Dilger calculated that the odds of randomly guessing the day’s word at 0.043%, totaling 860 players. Yet, Times statistics show that the number of players making correct first guesses in each game never dipped below 4,000.

“Do I mean to tell you that never, not once, was the share percent of the first guess less than 0.2%? Yup!” Dilger asserted.

He went further. His numbers are based on the 2,315-word master list compiled by The Times, but 800 of those words have already been used. Most players are not likely to know that detail, but if they did, and they excluded words already played, their odds of guessing the correct word would rise sightly. Yet, according to Dilger, their odds would still be a low 0.066%.

“Yet, it happens consistently every day,” Dilger said. “Some days it’s as high as 0.5%,” which would be 10,000 players.
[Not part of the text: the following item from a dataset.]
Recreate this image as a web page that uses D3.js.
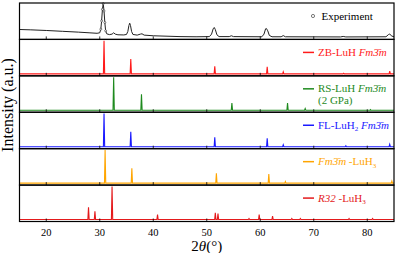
<!DOCTYPE html>
<html>
<head>
<meta charset="utf-8">
<script src="https://cdn.jsdelivr.net/npm/d3@7"></script>
<style>
  body { margin: 0; background: #fff; }
</style>
</head>
<body>
<div class="canvas"></div>
<script>
// experiment pattern (2theta, intensity)
const expTheta = [15, 17, 20, 23, 26, 28, 29.5, 30.0, 30.2, 30.35, 30.5, 30.65, 30.8, 30.95, 31.1, 31.3,
  31.8, 32.3, 32.6, 32.9, 33.4, 34.5, 35.0, 35.25, 35.45, 35.6, 35.75, 35.95, 36.2, 37.0, 37.6, 37.9, 38.3,
  40, 45, 48, 50.5, 50.9, 51.2, 51.4, 51.6, 51.9, 52.3, 54.2, 54.6, 55.0, 60.3, 60.7, 61.0, 61.15, 61.4,
  61.7, 62.2, 63.9, 64.3, 64.7, 75.0, 75.5, 76, 83.5, 84.0, 84.2, 84.6, 85];
const expInt = [0.24, 0.23, 0.21, 0.185, 0.16, 0.14, 0.125, 0.14, 0.25, 0.5, 0.85, 1.02, 0.8, 0.45, 0.2, 0.11,
  0.085, 0.1, 0.14, 0.1, 0.08, 0.075, 0.09, 0.18, 0.36, 0.43, 0.36, 0.18, 0.09, 0.07, 0.1, 0.11, 0.07,
  0.05, 0.025, 0.02, 0.025, 0.1, 0.26, 0.3, 0.24, 0.08, 0.025, 0.025, 0.05, 0.025, 0.02, 0.1, 0.26, 0.27, 0.2,
  0.06, 0.02, 0.02, 0.055, 0.02, 0.015, 0.03, 0.015, 0.02, 0.09, 0.1, 0.04, 0.02];

// calculated patterns: peak positions and relative intensities
const zbPos = [30.8, 35.8, 51.5, 61.3, 64.3, 75.6, 84.2];
const zbInt = [1.0, 0.45, 0.23, 0.21, 0.06, 0.02, 0.08];
const rsPos = [32.6, 37.8, 54.7, 65.1, 68.4, 80.6];
const rsInt = [1.0, 0.48, 0.22, 0.22, 0.05, 0.02];
const flPos = [30.8, 35.8, 51.5, 61.3, 64.3, 76.0, 84.2];
const flInt = [1.0, 0.45, 0.28, 0.25, 0.06, 0.03, 0.07];
const fmPos = [31.0, 36.0, 51.8, 61.6, 64.7, 84.6];
const fmInt = [1.0, 0.45, 0.3, 0.27, 0.05, 0.06];
const r32Pos = [27.9, 29.1, 32.3, 40.8, 51.6, 52.1, 57.9, 59.8, 62.3, 65.9, 67.5, 76.6, 81.0];
const r32Int = [0.37, 0.25, 1.0, 0.15, 0.2, 0.18, 0.03, 0.15, 0.1, 0.03, 0.03, 0.03, 0.03];

const xTicks = [20, 30, 40, 50, 60, 70, 80];

const dims = { width: 399, height: 253 };
const plot = { left: 19.5, right: 394, top: 3, bottom: 221.5 };

const svg = d3.select('.canvas')
    .append('svg')
    .attr('width', dims.width)
    .attr('height', dims.height)
    .attr('font-family', '"Liberation Serif", "DejaVu Serif", serif');

const x = d3.scaleLinear().domain([15, 85]).range([plot.left, plot.right]);

const sticks = [
  { pos: zbPos, int: zbInt, colour: '#ff1a1a' },
  { pos: rsPos, int: rsInt, colour: '#1e8a1e' },
  { pos: flPos, int: flInt, colour: '#1a1aff' },
  { pos: fmPos, int: fmInt, colour: '#ffa500' },
  { pos: r32Pos, int: r32Int, colour: '#e41a1c' }
];

const nPanels = 6;
const panelH = (plot.bottom - plot.top) / nPanels;

const stickPoints = (pos, int) => {
  let pts = [[15, 0]];
  pos.forEach((p, i) => {
    pts.push([p - 0.12, 0], [p, int[i]], [p + 0.12, 0]);
  });
  pts.push([85, 0]);
  return pts.sort((a, b) => a[0] - b[0]);
};

const panelY = i => {
  const top = plot.top + i * panelH;
  return d3.scaleLinear().domain([-0.06, 1.04]).range([top + panelH, top]);
};

// panel 0: experiment
const y0 = panelY(0);
const expData = expTheta.map((t, i) => [t, expInt[i]]);
const line0 = d3.line().x(d => x(d[0])).y(d => y0(d[1]));
svg.append('path')
    .attr('d', line0(expData))
    .attr('fill', 'none')
    .attr('stroke', '#222')
    .attr('stroke-width', 1);
svg.selectAll('circle.exp')
    .data(expData.filter(d => d[0] >= 30.2 && d[0] <= 31.1))
    .enter()
    .append('circle')
    .attr('class', 'exp')
    .attr('cx', d => x(d[0]))
    .attr('cy', d => y0(d[1]))
    .attr('r', 1)
    .attr('fill', '#fff')
    .attr('stroke', '#333')
    .attr('stroke-width', 0.6);

// stick patterns
sticks.forEach((s, k) => {
  const y = panelY(k + 1);
  const line = d3.line().x(d => x(d[0])).y(d => y(d[1]));
  svg.append('path')
      .attr('d', line(stickPoints(s.pos, s.int)))
      .attr('fill', 'none')
      .attr('stroke', s.colour)
      .attr('stroke-width', 1.1);
});

// panel frames and inward ticks
for (let i = 0; i < nPanels; i++) {
  const top = plot.top + i * panelH;
  svg.append('rect')
      .attr('x', plot.left)
      .attr('y', top)
      .attr('width', plot.right - plot.left)
      .attr('height', panelH)
      .attr('fill', 'none')
      .attr('stroke', '#000')
      .attr('stroke-width', 1.2);
  svg.append('g')
      .selectAll('line')
      .data(xTicks)
      .enter()
      .append('line')
      .attr('x1', d => x(d)).attr('x2', d => x(d))
      .attr('y1', top + panelH).attr('y2', top + panelH - 3)
      .attr('stroke', '#000')
      .attr('stroke-width', 0.8);
}

// tick labels
svg.append('g')
    .selectAll('text')
    .data(xTicks)
    .enter()
    .append('text')
    .attr('x', d => x(d))
    .attr('y', 235.5)
    .attr('text-anchor', 'middle')
    .attr('font-size', 10.5)
    .text(d => d);

// axis titles
const xt = svg.append('text')
    .attr('x', (plot.left + plot.right) / 2)
    .attr('y', 250.5)
    .attr('text-anchor', 'middle')
    .attr('font-size', 15);
xt.append('tspan').text('2');
xt.append('tspan').attr('font-style', 'italic').text('θ');
xt.append('tspan').text('(°)');

svg.append('text')
    .attr('transform', 'translate(13, 105) rotate(-90)')
    .attr('text-anchor', 'middle')
    .attr('font-size', 16)
    .text('Intensity (a.u.)');

// legends
const legX = 303, legLen = 11, textX = 318;
const legRow = i => plot.top + i * panelH + 13;

// experiment
svg.append('circle')
    .attr('cx', 313).attr('cy', legRow(0))
    .attr('r', 1.6)
    .attr('fill', '#fff').attr('stroke', '#444').attr('stroke-width', 0.7);
svg.append('text')
    .attr('x', 321.5).attr('y', legRow(0) + 3.5)
    .attr('font-size', 11)
    .text('Experiment');

const legend = (i, colour, build) => {
  svg.append('line')
      .attr('x1', legX).attr('x2', legX + legLen)
      .attr('y1', legRow(i)).attr('y2', legRow(i))
      .attr('stroke', colour).attr('stroke-width', 1.5);
  const t = svg.append('text')
      .attr('x', textX).attr('y', legRow(i) + 3.5)
      .attr('font-size', 11)
      .attr('fill', colour);
  build(t);
  return t;
};

const sg = '3\u0304';

legend(1, sticks[0].colour, t => {
  t.append('tspan').text('ZB-LuH ');
  t.append('tspan').attr('font-style', 'italic').text('Fm' + sg + 'm');
});
legend(2, sticks[1].colour, t => {
  t.append('tspan').text('RS-LuH ');
  t.append('tspan').attr('font-style', 'italic').text('Fm' + sg + 'm');
});
svg.append('text')
    .attr('x', textX).attr('y', legRow(2) + 15)
    .attr('font-size', 11)
    .attr('fill', sticks[1].colour)
    .text('(2 GPa)');
legend(3, sticks[2].colour, t => {
  t.append('tspan').text('FL-LuH');
  t.append('tspan').attr('font-size', 7).attr('dy', 2.5).text('2');
  t.append('tspan').attr('dy', -2.5).text(' ');
  t.append('tspan').attr('font-style', 'italic').text('Fm' + sg + 'm');
});
legend(4, sticks[3].colour, t => {
  t.append('tspan').attr('font-style', 'italic').text('Fm' + sg + 'm');
  t.append('tspan').text(' -LuH');
  t.append('tspan').attr('font-size', 7).attr('dy', 2.5).text('3');
});
legend(5, sticks[4].colour, t => {
  t.append('tspan').attr('font-style', 'italic').text('R32');
  t.append('tspan').text(' -LuH');
  t.append('tspan').attr('font-size', 7).attr('dy', 2.5).text('3');
});
</script>
</body>
</html>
He also noted how unlikely it would be that a user would correctly guess such poor first-choice candidates as “nanny” and “igloo.” Players gain maximum advantage when they surmise words with non-repeating characters and as many vowels as possible. “Nanny” repeats one letter three times and uses only two vowels. “Igloo” not only is a relatively rare word, but contains only two vowels, repeating one of them.

“What shall we call these people?” He asked. “‘Cheaters’ comes to mind, so that’s what I call ’em.”

Dilger did not offer any explanation for such nefarious behavior, other than to say that many players “became frustrated at some point in the game and then felt joy or relief after having surpassed the hurdle with a cheat.”

“We are baffled as to how first-word cheaters actually have fun playing,” Dinger said, “but that does not diminish our enjoyment of the .”

He might have quoted former wrestler, actor, philosopher and governor of Minnesota Jesse Ventura, who once suggested, “Winners never cheat, and cheaters never win.” Except maybe in Wordle.